[DIRECTIONS FOR THIS TASK]: Can you copy out the data exactly? Leave the images out.

[SOURCE MATERIAL]:
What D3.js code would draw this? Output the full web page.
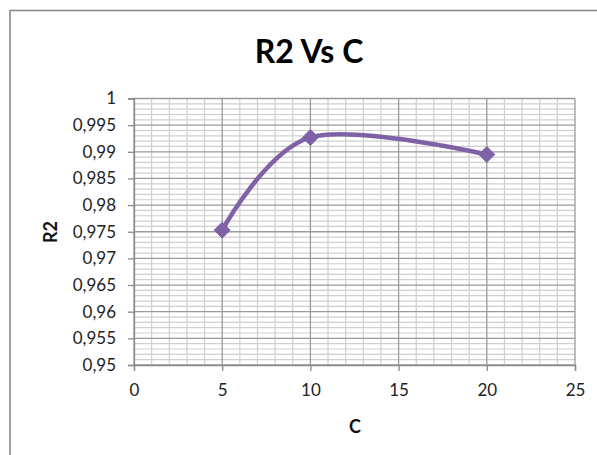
<!DOCTYPE html>
<html>
<head>
<meta charset="utf-8">
<script src="https://cdn.jsdelivr.net/npm/d3@7"></script>
<style>
  html, body { margin: 0; padding: 0; background: #fff; }
  svg { display: block; }
</style>
</head>
<body>
<svg id="chart" width="597" height="455"></svg>
<script>
// Series: R2 measured for each C
const cValues = [5, 10, 20];
const r2Values = [0.9753, 0.9927, 0.9895];

// Axis ticks
const xTicks = [0, 5, 10, 15, 20, 25];
const yTicks = [0.95, 0.955, 0.96, 0.965, 0.97, 0.975, 0.98, 0.985, 0.99, 0.995, 1];

const titleText = "R2 Vs C";
const xTitle = "C";
const yTitle = "R2";

const svg = d3.select("#chart");
const W = 597, H = 455;
const plot = { left: 134, right: 575, top: 98.5, bottom: 365 };
const font = "Lato, 'Open Sans', sans-serif";

const x = d3.scaleLinear().domain([0, 25]).range([plot.left, plot.right]);
const y = d3.scaleLinear().domain([0.95, 1]).range([plot.bottom, plot.top]);

// Outer chart frame
svg.append("rect")
  .attr("x", 10).attr("y", 10.5)
  .attr("width", W + 20).attr("height", H + 20)
  .attr("fill", "#fff").attr("stroke", "#8c8c8c").attr("stroke-width", 1.6);

// Minor gridlines
const g = svg.append("g");
const minorX = d3.range(0, 25.001, 1).filter(v => v % 5 !== 0);
const minorY = d3.range(0, 51).map(i => 0.95 + i * 0.001).filter((v, i) => i % 5 !== 0);
g.selectAll(".mx").data(minorX).join("line")
  .attr("x1", d => x(d)).attr("x2", d => x(d))
  .attr("y1", plot.top).attr("y2", plot.bottom)
  .attr("stroke", "#cfcfcf").attr("stroke-width", 1.2);
g.selectAll(".my").data(minorY).join("line")
  .attr("x1", plot.left).attr("x2", plot.right)
  .attr("y1", d => y(d)).attr("y2", d => y(d))
  .attr("stroke", "#cfcfcf").attr("stroke-width", 1.2);

// Major gridlines
g.selectAll(".Mx").data(xTicks).join("line")
  .attr("x1", d => x(d)).attr("x2", d => x(d))
  .attr("y1", plot.top).attr("y2", plot.bottom)
  .attr("stroke", "#9a9a9a").attr("stroke-width", 1.3);
g.selectAll(".My").data(yTicks).join("line")
  .attr("x1", plot.left).attr("x2", plot.right)
  .attr("y1", d => y(d)).attr("y2", d => y(d))
  .attr("stroke", "#9a9a9a").attr("stroke-width", 1.3);

// Axes
const fmt = d => String(+d.toFixed(3)).replace(".", ",");
const yAxis = d3.axisLeft(y).tickValues(yTicks).tickSize(6).tickPadding(12).tickFormat(fmt);
const xAxis = d3.axisBottom(x).tickValues(xTicks).tickSize(6).tickPadding(13).tickFormat(d => d);

const ya = svg.append("g").attr("transform", `translate(${plot.left},0)`).call(yAxis);
const xa = svg.append("g").attr("transform", `translate(0,${plot.bottom})`).call(xAxis);
[ya, xa].forEach(a => {
  a.select(".domain").attr("stroke", "#8a8a8a").attr("stroke-width", 1.3);
  a.selectAll(".tick line").attr("stroke", "#8a8a8a").attr("stroke-width", 1.3);
  a.selectAll("text").attr("fill", "#222").style("font-family", font).style("font-size", "17px");
});

// Smoothed series line
const pts = cValues.map((c, i) => [c, r2Values[i]]);
const line = d3.line().x(d => x(d[0])).y(d => y(d[1])).curve(d3.curveCatmullRom.alpha(0));
svg.append("path").datum(pts)
  .attr("d", line)
  .attr("fill", "none").attr("stroke", "#7f62a6").attr("stroke-width", 4.5)
  .attr("stroke-linejoin", "round").attr("stroke-linecap", "round");

// Diamond markers
svg.selectAll(".mk").data(pts).join("path")
  .attr("transform", d => `translate(${x(d[0])},${y(d[1])})`)
  .attr("d", "M0,-8L8,0L0,8L-8,0Z")
  .attr("fill", "#7f62a6").attr("stroke", "#7f62a6").attr("stroke-width", 1);

// Titles
svg.append("text").attr("x", 309).attr("y", 63).attr("text-anchor", "middle")
  .style("font-family", font).style("font-weight", "bold").style("font-size", "32px")
  .attr("fill", "#000").text(titleText);
svg.append("text").attr("x", 355).attr("y", 433).attr("text-anchor", "middle")
  .style("font-family", font).style("font-weight", "bold").style("font-size", "18px")
  .attr("fill", "#111").text(xTitle);
svg.append("text").attr("transform", "translate(57,232) rotate(-90)").attr("text-anchor", "middle")
  .style("font-family", font).style("font-weight", "bold").style("font-size", "18px")
  .attr("fill", "#111").text(yTitle);
</script>
</body>
</html>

[WORKED ANSWER]:
What D3.js code would draw this? Output the full web page.
<!DOCTYPE html>
<html>
<head>
<meta charset="utf-8">
<script src="https://cdn.jsdelivr.net/npm/d3@7"></script>
<style>
  html, body { margin: 0; padding: 0; background: #fff; }
  svg { display: block; }
</style>
</head>
<body>
<svg id="chart" width="597" height="455"></svg>
<script>
// Series: R2 measured for each C
const cValues = [5, 10, 20];
const r2Values = [0.9753, 0.9927, 0.9895];

// Axis ticks
const xTicks = [0, 5, 10, 15, 20, 25];
const yTicks = [0.95, 0.955, 0.96, 0.965, 0.97, 0.975, 0.98, 0.985, 0.99, 0.995, 1];

const titleText = "R2 Vs C";
const xTitle = "C";
const yTitle = "R2";

const svg = d3.select("#chart");
const W = 597, H = 455;
const plot = { left: 134, right: 575, top: 98.5, bottom: 365 };
const font = "Lato, 'Open Sans', sans-serif";

const x = d3.scaleLinear().domain([0, 25]).range([plot.left, plot.right]);
const y = d3.scaleLinear().domain([0.95, 1]).range([plot.bottom, plot.top]);

// Outer chart frame
svg.append("rect")
  .attr("x", 10).attr("y", 10.5)
  .attr("width", W + 20).attr("height", H + 20)
  .attr("fill", "#fff").attr("stroke", "#8c8c8c").attr("stroke-width", 1.6);

// Minor gridlines
const g = svg.append("g");
const minorX = d3.range(0, 25.001, 1).filter(v => v % 5 !== 0);
const minorY = d3.range(0, 51).map(i => 0.95 + i * 0.001).filter((v, i) => i % 5 !== 0);
g.selectAll(".mx").data(minorX).join("line")
  .attr("x1", d => x(d)).attr("x2", d => x(d))
  .attr("y1", plot.top).attr("y2", plot.bottom)
  .attr("stroke", "#cfcfcf").attr("stroke-width", 1.2);
g.selectAll(".my").data(minorY).join("line")
  .attr("x1", plot.left).attr("x2", plot.right)
  .attr("y1", d => y(d)).attr("y2", d => y(d))
  .attr("stroke", "#cfcfcf").attr("stroke-width", 1.2);

// Major gridlines
g.selectAll(".Mx").data(xTicks).join("line")
  .attr("x1", d => x(d)).attr("x2", d => x(d))
  .attr("y1", plot.top).attr("y2", plot.bottom)
  .attr("stroke", "#9a9a9a").attr("stroke-width", 1.3);
g.selectAll(".My").data(yTicks).join("line")
  .attr("x1", plot.left).attr("x2", plot.right)
  .attr("y1", d => y(d)).attr("y2", d => y(d))
  .attr("stroke", "#9a9a9a").attr("stroke-width", 1.3);

// Axes
const fmt = d => String(+d.toFixed(3)).replace(".", ",");
const yAxis = d3.axisLeft(y).tickValues(yTicks).tickSize(6).tickPadding(12).tickFormat(fmt);
const xAxis = d3.axisBottom(x).tickValues(xTicks).tickSize(6).tickPadding(13).tickFormat(d => d);

const ya = svg.append("g").attr("transform", `translate(${plot.left},0)`).call(yAxis);
const xa = svg.append("g").attr("transform", `translate(0,${plot.bottom})`).call(xAxis);
[ya, xa].forEach(a => {
  a.select(".domain").attr("stroke", "#8a8a8a").attr("stroke-width", 1.3);
  a.selectAll(".tick line").attr("stroke", "#8a8a8a").attr("stroke-width", 1.3);
  a.selectAll("text").attr("fill", "#222").style("font-family", font).style("font-size", "17px");
});

// Smoothed series line
const pts = cValues.map((c, i) => [c, r2Values[i]]);
const line = d3.line().x(d => x(d[0])).y(d => y(d[1])).curve(d3.curveCatmullRom.alpha(0));
svg.append("path").datum(pts)
  .attr("d", line)
  .attr("fill", "none").attr("stroke", "#7f62a6").attr("stroke-width", 4.5)
  .attr("stroke-linejoin", "round").attr("stroke-linecap", "round");

// Diamond markers
svg.selectAll(".mk").data(pts).join("path")
  .attr("transform", d => `translate(${x(d[0])},${y(d[1])})`)
  .attr("d", "M0,-8L8,0L0,8L-8,0Z")
  .attr("fill", "#7f62a6").attr("stroke", "#7f62a6").attr("stroke-width", 1);

// Titles
svg.append("text").attr("x", 309).attr("y", 63).attr("text-anchor", "middle")
  .style("font-family", font).style("font-weight", "bold").style("font-size", "32px")
  .attr("fill", "#000").text(titleText);
svg.append("text").attr("x", 355).attr("y", 433).attr("text-anchor", "middle")
  .style("font-family", font).style("font-weight", "bold").style("font-size", "18px")
  .attr("fill", "#111").text(xTitle);
svg.append("text").attr("transform", "translate(57,232) rotate(-90)").attr("text-anchor", "middle")
  .style("font-family", font).style("font-weight", "bold").style("font-size", "18px")
  .attr("fill", "#111").text(yTitle);
</script>
</body>
</html>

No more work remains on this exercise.